Cette avancée est confortée par l’arrêt du Conseil d’État « Arcelor » du 8 février 2007, qui consacre cette logique de systèmes, avec la possibilité de contrôler la constitutionnalité des textes de transposition du droit européen de deux manières :
- soit le principe constitutionnel contrôlé se retrouve également dans un principe général du droit européen, et le juge administratif contrôle la conformité du texte de transposition avec ce principe général du droit européen ;
- soit le principe constitutionnel contrôlé ne se retrouve pas également dans un principe général du droit européen, et il contrôle la constitutionnalité du texte de transposition avec la Constitution.

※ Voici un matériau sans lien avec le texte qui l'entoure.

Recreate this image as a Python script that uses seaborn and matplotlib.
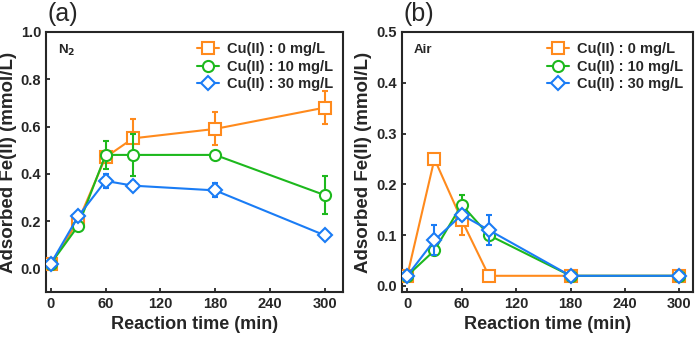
import numpy as np
import matplotlib
matplotlib.use("Agg")
import matplotlib.pyplot as plt
import seaborn as sns
import pandas as pd

#################################################
#   DATA    --------------------------------------
#################################################
time_min = [0, 30, 60, 90, 180, 300]
labels = ["Cu(II) : 0 mg/L", "Cu(II) : 10 mg/L", "Cu(II) : 30 mg/L"]

# N2 atmosphere
n2_cu0 = [0.02, 0.20, 0.47, 0.55, 0.59, 0.68]
n2_cu0_err = [0.0, 0.02, 0.02, 0.08, 0.07, 0.07]
n2_cu10 = [0.02, 0.18, 0.48, 0.48, 0.48, 0.31]
n2_cu10_err = [0.0, 0.01, 0.06, 0.09, 0.0, 0.08]
n2_cu30 = [0.02, 0.22, 0.37, 0.35, 0.33, 0.14]
n2_cu30_err = [0.0, 0.01, 0.03, 0.02, 0.03, 0.01]

# Air atmosphere
air_cu0 = [0.02, 0.25, 0.13, 0.02, 0.02, 0.02]
air_cu0_err = [0.0, 0.005, 0.03, 0.0, 0.0, 0.0]
air_cu10 = [0.02, 0.07, 0.16, 0.10, 0.02, 0.02]
air_cu10_err = [0.0, 0.01, 0.02, 0.01, 0.0, 0.0]
air_cu30 = [0.02, 0.09, 0.14, 0.11, 0.02, 0.02]
air_cu30_err = [0.0, 0.03, 0.01, 0.03, 0.0, 0.0]

colors = ["#FF8A1C", "#1DB81D", "#1A7CF5"]
markers = ["s", "o", "D"]
msizes = [8, 8, 7]

sns.set_style("ticks")
plt.rcParams["font.family"] = ["Liberation Sans", "DejaVu Sans"]
plt.rcParams["font.weight"] = "bold"
plt.rcParams["axes.labelweight"] = "bold"
plt.rcParams["xtick.direction"] = "in"
plt.rcParams["ytick.direction"] = "in"

fig = plt.figure(figsize=(7, 3.4), dpi=100)
ax_a = fig.add_axes([0.066, 0.141, 0.424, 0.765])
ax_b = fig.add_axes([0.574, 0.141, 0.416, 0.765])


def draw_panel(ax, series, errs):
    for k in range(3):
        df = pd.DataFrame({"t": time_min, "y": series[k]})
        ax.errorbar(time_min, series[k], yerr=errs[k], fmt="none",
                    ecolor=colors[k], elinewidth=1.5, capsize=2.5,
                    capthick=1.5, zorder=2 + k)
        sns.lineplot(data=df, x="t", y="y", ax=ax, color=colors[k],
                     marker=markers[k], markersize=msizes[k],
                     markerfacecolor="white", markeredgecolor=colors[k],
                     markeredgewidth=1.5, linewidth=1.5, label=labels[k],
                     zorder=3 + k)


draw_panel(ax_a, [n2_cu0, n2_cu10, n2_cu30],
           [n2_cu0_err, n2_cu10_err, n2_cu30_err])
draw_panel(ax_b, [air_cu0, air_cu10, air_cu30],
           [air_cu0_err, air_cu10_err, air_cu30_err])

ax_a.set_xlim(-5, 320)
ax_a.set_ylim(-0.1, 1.0)
ax_a.set_yticks([0.0, 0.2, 0.4, 0.6, 0.8, 1.0])
ax_b.set_xlim(-6, 315)
ax_b.set_ylim(-0.012, 0.5)
ax_b.set_yticks([0.0, 0.1, 0.2, 0.3, 0.4, 0.5])

for ax, tag, pos, cond in [(ax_a, "(a)", 0.068, "N$_\\mathbf{2}$"),
                           (ax_b, "(b)", 0.577, "Air")]:
    ax.set_xticks([0, 60, 120, 180, 240, 300])
    ax.set_xlabel("Reaction time (min)", fontsize=13, fontweight="bold")
    ax.set_ylabel("Adsorbed Fe(II) (mmol/L)", fontsize=13.5,
                  fontweight="bold", labelpad=3)
    ax.tick_params(labelsize=10.5, width=1.3, length=3)
    for lbl in ax.get_xticklabels() + ax.get_yticklabels():
        lbl.set_fontweight("bold")
    for sp in ax.spines.values():
        sp.set_linewidth(1.5)
    ax.text(0.04, 0.93, cond, transform=ax.transAxes, fontsize=9.5,
            fontweight="bold", va="center", ha="left")
    fig.text(pos, 0.995, tag, fontsize=18, va="top", ha="left",
             fontweight="normal")
    ax.legend(loc="upper right", frameon=False,
              handlelength=1.5, handletextpad=0.5, labelspacing=0.25,
              borderaxespad=0.3, prop={"weight": "bold", "size": 10.5})

fig.savefig("out.png", dpi=100)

Enfin, une ultime étape est franchie avec l’arrêt de la Cour de justice de l’Union européenne (CJUE) « Melki et Abdeli » du 22 juin 2010, qui valide le mécanisme de la question prioritaire de la constitutionnalité (QPC). Elle juge ainsi que le caractère prioritaire de la QPC ne contredit pas l’article 267 du traité sur le fonctionnement de l’Union européenne – qui institue la question préjudicielle auprès de la CJUE –, à condition notamment que les juridictions nationales soient libres de saisir une question préjudicielle à tout moment de la procédure, y compris à l’issue d’une procédure incidente de QPC. Par la coexistence de ces deux procédures juridiques distinctes mais complémentaires, la CJUE suit l’évolution de la jurisprudence constitutionnelle française, qui crée un espace de cohabitation permanent entre l’ordre juridique interne et l’ordre juridique européen, de sorte à ne pas les opposer inutilement et à faciliter les évolutions communes, au bénéfice de l’intégration communautaire, tout en protégeant les traditions constitutionnelles nationales.